I tend to say: tight security for mobile devices is ok, but leave more freedom and more responsibility to computer users. Otherwise personal computing is dead soon.

[quote=446758:@Oliver Osswald]To believe that dialog-boxes make computers more secure is naive, to say at least. Since there is personal computing I see one thing that never changes: users do not read manuals, they make little to no learning efforts at all and they give up on anything that appears as complex to them.

It does not help to stick to a reality as it SHOULD be, but only to what actually is happening out there.

I thought that we have learned from MS Vista how not to do it. But obviously Apple is now going the macOS hasta-la-vista-way…[/quote]

I don’t want to start a “you said - I said”-discussion ;). Basically I got your point and to a certain degree I agree with you. However you have to consider the legal implications. By entering your username/password you confirm that you know what you are doing. If something goes wrong, it was 100% your fault because you acknowledged it by entering your username and password. It is like signing a contract without reading or understanding it – it does not matter for a judge as long as you are not under-age or officially mentally immature…

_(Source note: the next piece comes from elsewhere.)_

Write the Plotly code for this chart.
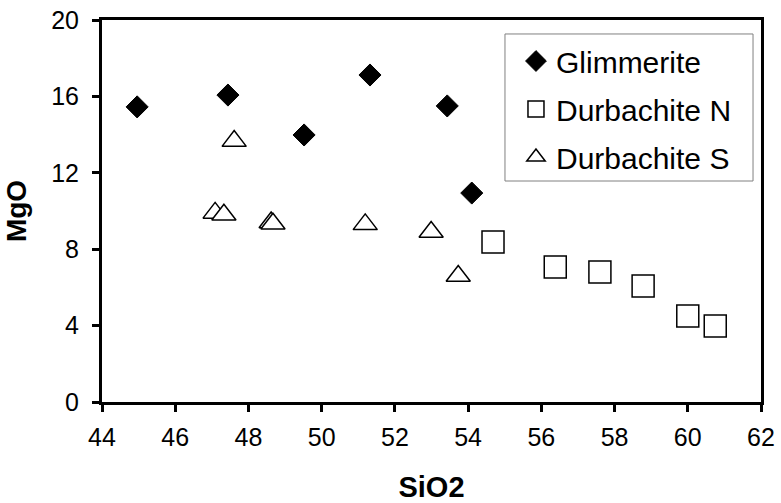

So this whole dialogue-thing is actually about getting rid of responsibility for the programmers , it is not about making the computer more secure.

The root of this frenzy is in the US, with its perverted law system where you can be made responsible when idiots pour hot coffee over themselves and then you have to pay millions…

This whole password typing does not make computing more secure. But it liberates the programmer from thinking himself about ways to make the right decision and it is way to hopefully protect himself from lawyers, specializing in chasing software firms.

[quote=446756:@Oliver Osswald]For a short screencast watch here:
https://vimeo.com/seminarpro/update [/quote]

I’d change the message at 0:22 to be something like “The installer asks for your macOS login password so it can complete the installation” even though it says that on the form, people read and prioritise things in red over most other things. This makes it clear that it is a bit of information they already have at their disposal and its not a password check that they didn’t read in an email or something. If the user needs to watch this video to perform this upgrade than then are already in the spoon feeding category (no insult intended) and every bit of extra info will only make things go more smoothly.

The only things these types of requests are good for is limiting silent installs of nefarious software.

And I would write: “The installer asks for the password of your macOS user account so it can complete the installation”

And @Oliver Osswald … please get rid of the “flashing Label”. That is irritating me. Why does downloading (and starting to download) need to much “Timeout!” 's?
That Label is describing the currently ongoing task… it should remain without being changed all the time. That makes it look “flickery”. Furthermore: It would be enough to just show “21,3 MB” (instead of such big numbers for KB’s).